A recorded discussion.


A video-recorded interview with an expert is one of the most popular video formats for educators venturing beyond traditional directed-instruction styles of video making. Interviews can be structured or unstructured, studio or location based, formal or casual, two or three handed, and can also be used in conjunction with other video styles. Recorded interviews are also often edited to extract ‘soundbites’ or ‘talking heads’ – self-contained verbal answers, delivered to an unseen interviewer just off screen.


Interview example

What the research says

The ‘interview with subject matter expert’ is most familiar in the educational context, and there is evidence to suggest that dialogue can be a more effective mode of delivery than straight monologue (Muller, Bewes, Sharma, & Reimann, 2007). However, there is also evidence to suggest that discussion between two experts is not necessarily the most effective dynamic when staging a discussion – by including a novice in the discussion, interviews can become more effective in identifying and confronting misconceptions (Muller, Sharma, Eklund, & Reimann, 2007).

Production tips

  • Be prepared, but not over prepared. Interviews that sound overly ‘scripted’ can lose the sense of true dialogue that makes interviews effective in the first place.
  • Conducting an engaging interview is a skill that takes time to develop.

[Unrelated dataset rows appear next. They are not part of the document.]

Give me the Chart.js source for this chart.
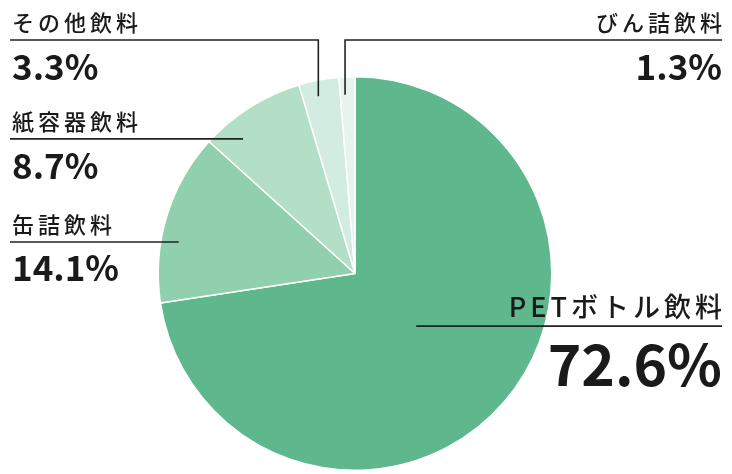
<!DOCTYPE html>
<html>
<head>
<meta charset="utf-8">
<script src="https://cdn.jsdelivr.net/npm/chart.js@4"></script>
<style>
  body { margin: 0; background: #fff; }
  canvas { display: block; }
</style>
</head>
<body>
<canvas id="drinkPie" width="732" height="474"></canvas>
<script>
const categories = ["PETボトル飲料", "缶詰飲料", "紙容器飲料", "その他飲料", "びん詰飲料"];
const shares = [72.6, 14.1, 8.7, 3.3, 1.3];
const shareLabels = ["72.6%", "14.1%", "8.7%", "3.3%", "1.3%"];
const sliceColors = ['#5fb78d', '#90d0af', '#b4dfc7', '#d3ece0', '#e6f4ec'];

// where each label sits and where its leader touches the slice
const labelLayout = [
  { side: 'right', kind: 'h', frac: 0.5, depth: 0.41, nameSize: 27, nameSpacing: 4, valueSize: 57, valueGap: 60 },
  { side: 'left', kind: 'h', frac: 0.37, depth: 0.91, nameSize: 22, nameSpacing: 4, valueSize: 35, valueGap: 39 },
  { side: 'left', kind: 'h', frac: 0.26, depth: 0.89, nameSize: 22, nameSpacing: 4, valueSize: 35, valueGap: 40 },
  { side: 'left', kind: 'v', frac: 0.41, depth: 0.92, topY: 40, nameSize: 22, nameSpacing: 4, valueSize: 35, valueGap: 40 },
  { side: 'right', kind: 'v', frac: 0.32, depth: 0.91, topY: 40, nameSize: 22, nameSpacing: 4, valueSize: 35, valueGap: 40 }
];

const FONT = '"Noto Sans CJK JP", "Noto Sans", sans-serif';

const leaderLabels = {
  id: 'leaderLabels',
  afterDraw(chart) {
    const ctx = chart.ctx;
    const meta = chart.getDatasetMeta(0);
    const leftX = 10, rightX = 722;
    ctx.save();
    ctx.strokeStyle = '#222';
    ctx.fillStyle = '#1a1a1a';
    ctx.lineWidth = 1.6;
    meta.data.forEach((arc, i) => {
      const cfg = labelLayout[i];
      const a = arc.startAngle + (arc.endAngle - arc.startAngle) * cfg.frac;
      const px = arc.x + Math.cos(a) * arc.outerRadius * cfg.depth;
      const py = arc.y + Math.sin(a) * arc.outerRadius * cfg.depth;
      const edgeX = cfg.side === 'left' ? leftX : rightX;
      let lineY;
      ctx.beginPath();
      if (cfg.kind === 'v') {
        lineY = cfg.topY;
        ctx.moveTo(edgeX, lineY);
        ctx.lineTo(px, lineY);
        ctx.lineTo(px, py);
      } else {
        lineY = py;
        ctx.moveTo(edgeX, lineY);
        ctx.lineTo(px, lineY);
      }
      ctx.stroke();

      ctx.textAlign = cfg.side;
      ctx.textBaseline = 'alphabetic';
      const tx = cfg.side === 'left' ? edgeX + 2 : edgeX;
      ctx.font = '500 ' + cfg.nameSize + 'px ' + FONT;
      ctx.letterSpacing = cfg.nameSpacing + 'px';
      ctx.fillText(categories[i], tx + (cfg.side === 'right' ? cfg.nameSpacing : 0), lineY - 9);
      ctx.font = '700 ' + cfg.valueSize + 'px ' + FONT;
      ctx.letterSpacing = '0px';
      ctx.fillText(shareLabels[i], tx, lineY + cfg.valueGap);
    });
    ctx.restore();
  }
};

new Chart(document.getElementById('drinkPie'), {
  type: 'pie',
  data: {
    labels: categories,
    datasets: [{
      data: shares,
      backgroundColor: sliceColors,
      borderColor: '#ffffff',
      borderWidth: 1.5
    }]
  },
  options: {
    responsive: false,
    animation: false,
    layout: { padding: { top: 76, bottom: 3, left: 0, right: 22 } },
    plugins: {
      legend: { display: false },
      tooltip: { enabled: false }
    }
  },
  plugins: [leaderLabels]
});
</script>
</body>
</html>
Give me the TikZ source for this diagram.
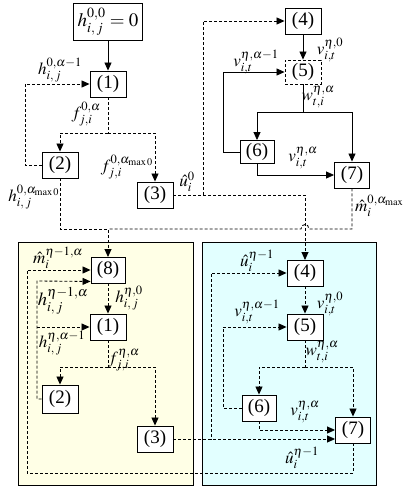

Active listening, managing talk time, moving the conversation along, diverting and returning to the main thread of conversation are all techniques that come into play.
  • The simplest interview videos can be created by recording an online video call using common conferencing software like Zoom or Skype. Always record a test clip first and make sure all participants are using a good microphone.
  • Single camera interviews can be produced using a phone or tablet device, but an external microphone will probably be needed to capture acceptable audio.
  • When recording an interview for soundbites, vox-pops or talking head content, ask the interviewee to incorporate the question into their answer to produce a ‘self-contained’ soundbite.
  • The interviews we see on TV are usually heavily edited – think about how you are going to present your recorded material before you record. Editors are expert at juxtaposing differing soundbites to create a sense of dialogue, narrative or conflict.
  • Interviews are often not very ‘visual’ – would an audio interview be more suitable?

Further resources

How to locally record video or audio conversations using Zoom

Tips to improve your interview footage when filming with a phone

Further reading

Muller, D. A., Bewes, J., Sharma, M. D., & Reimann, P. (2007). Saying the wrong thing: improving learning with multimedia by including misconceptions. Journal of Computer Assisted Learning, 24(2), 144–155.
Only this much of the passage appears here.